| Task to carry out |
Leave the pictures out and write out exactly the lines from the top of the entries through the line containing "import plotly.graph_objects as go".
##### Records for processing
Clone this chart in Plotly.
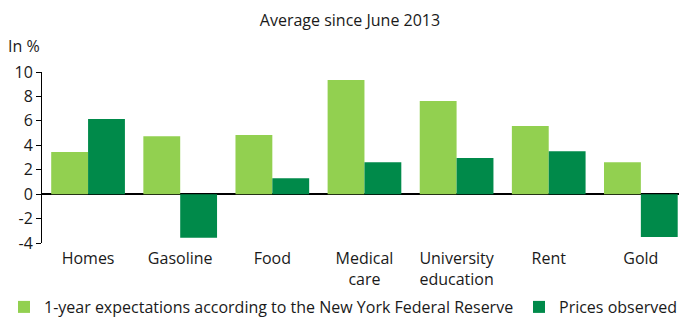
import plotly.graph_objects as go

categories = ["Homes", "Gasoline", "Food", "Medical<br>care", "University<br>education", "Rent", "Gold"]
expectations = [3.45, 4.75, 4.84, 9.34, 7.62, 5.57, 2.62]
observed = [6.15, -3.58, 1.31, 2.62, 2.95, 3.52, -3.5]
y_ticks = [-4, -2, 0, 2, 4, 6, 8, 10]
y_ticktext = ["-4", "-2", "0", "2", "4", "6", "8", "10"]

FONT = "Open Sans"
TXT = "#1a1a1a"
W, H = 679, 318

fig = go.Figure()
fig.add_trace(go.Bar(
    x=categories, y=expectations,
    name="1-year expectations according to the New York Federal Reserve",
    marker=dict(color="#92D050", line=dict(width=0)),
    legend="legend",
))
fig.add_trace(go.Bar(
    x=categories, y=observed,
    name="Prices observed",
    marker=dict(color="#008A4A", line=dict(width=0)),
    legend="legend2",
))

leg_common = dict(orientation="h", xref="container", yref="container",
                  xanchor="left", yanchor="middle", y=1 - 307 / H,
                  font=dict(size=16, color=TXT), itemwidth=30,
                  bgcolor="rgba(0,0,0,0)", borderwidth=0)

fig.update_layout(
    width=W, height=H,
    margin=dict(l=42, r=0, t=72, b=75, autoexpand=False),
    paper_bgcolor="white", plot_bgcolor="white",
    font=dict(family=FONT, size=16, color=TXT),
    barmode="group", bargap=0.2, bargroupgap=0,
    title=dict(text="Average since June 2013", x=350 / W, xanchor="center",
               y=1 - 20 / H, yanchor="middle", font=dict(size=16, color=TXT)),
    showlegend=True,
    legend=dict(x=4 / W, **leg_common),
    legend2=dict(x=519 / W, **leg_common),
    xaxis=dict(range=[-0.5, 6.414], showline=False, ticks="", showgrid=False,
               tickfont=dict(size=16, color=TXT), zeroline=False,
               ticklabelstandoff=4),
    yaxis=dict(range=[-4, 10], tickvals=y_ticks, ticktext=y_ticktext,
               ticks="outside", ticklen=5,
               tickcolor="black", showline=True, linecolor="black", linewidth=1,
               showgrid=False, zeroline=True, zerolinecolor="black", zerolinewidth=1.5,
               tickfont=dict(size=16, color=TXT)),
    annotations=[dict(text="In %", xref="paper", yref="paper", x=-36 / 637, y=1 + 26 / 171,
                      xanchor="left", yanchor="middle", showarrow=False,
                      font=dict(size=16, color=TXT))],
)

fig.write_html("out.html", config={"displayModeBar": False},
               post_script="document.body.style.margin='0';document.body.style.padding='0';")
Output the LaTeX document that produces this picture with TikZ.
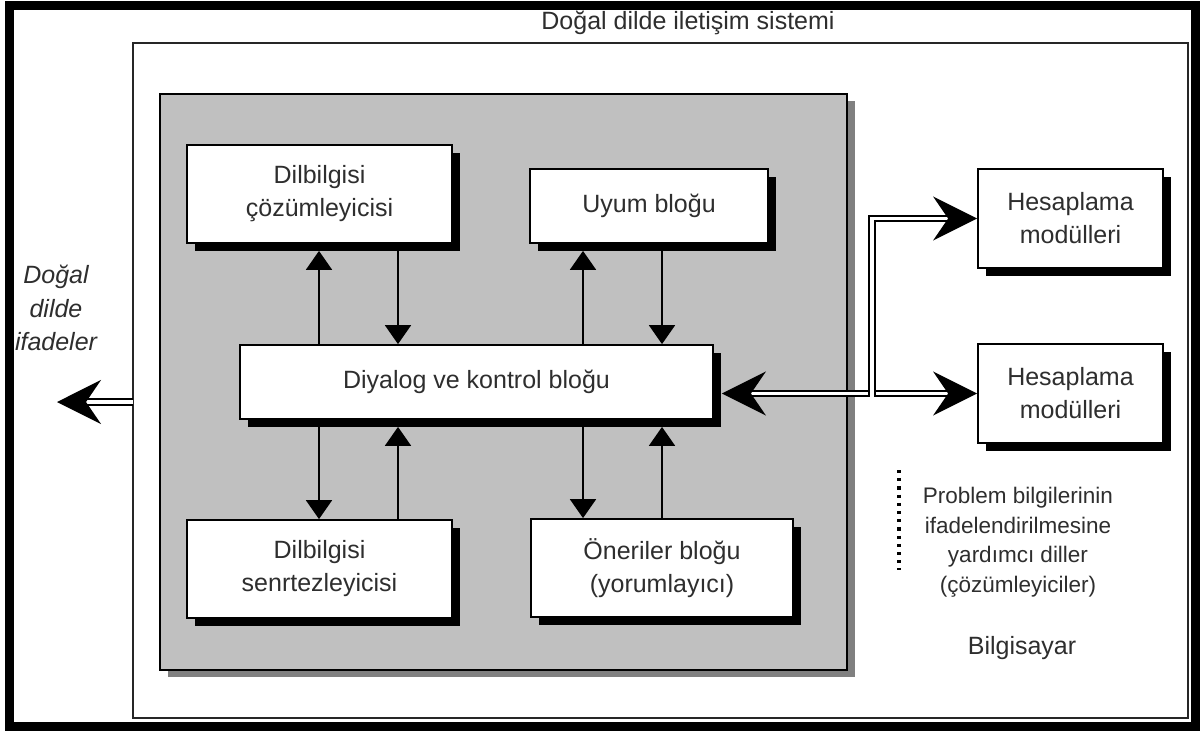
##########
| Task response |
Clone this chart in Plotly.
import plotly.graph_objects as go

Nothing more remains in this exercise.